* Start SUPPLIED INFORMATION *
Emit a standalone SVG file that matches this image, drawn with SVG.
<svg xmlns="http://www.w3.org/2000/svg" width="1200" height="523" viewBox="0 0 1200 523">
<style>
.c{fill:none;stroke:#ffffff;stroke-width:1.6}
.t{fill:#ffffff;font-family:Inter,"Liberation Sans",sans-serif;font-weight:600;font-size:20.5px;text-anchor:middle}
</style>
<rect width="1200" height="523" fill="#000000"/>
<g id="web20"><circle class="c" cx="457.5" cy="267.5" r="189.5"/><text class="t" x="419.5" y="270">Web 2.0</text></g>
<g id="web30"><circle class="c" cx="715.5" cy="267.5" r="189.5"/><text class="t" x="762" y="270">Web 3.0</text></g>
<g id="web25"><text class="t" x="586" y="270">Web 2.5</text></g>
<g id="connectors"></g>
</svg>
* End SUPPLIED INFORMATION *
PROBLEM REQUIREMENTS :: Copy out every line of the data above, exactly as given.

RESULT ::
Emit a standalone SVG file that matches this image, drawn with SVG.
<svg xmlns="http://www.w3.org/2000/svg" width="1200" height="523" viewBox="0 0 1200 523">
<style>
.c{fill:none;stroke:#ffffff;stroke-width:1.6}
.t{fill:#ffffff;font-family:Inter,"Liberation Sans",sans-serif;font-weight:600;font-size:20.5px;text-anchor:middle}
</style>
<rect width="1200" height="523" fill="#000000"/>
<g id="web20"><circle class="c" cx="457.5" cy="267.5" r="189.5"/><text class="t" x="419.5" y="270">Web 2.0</text></g>
<g id="web30"><circle class="c" cx="715.5" cy="267.5" r="189.5"/><text class="t" x="762" y="270">Web 3.0</text></g>
<g id="web25"><text class="t" x="586" y="270">Web 2.5</text></g>
<g id="connectors"></g>
</svg>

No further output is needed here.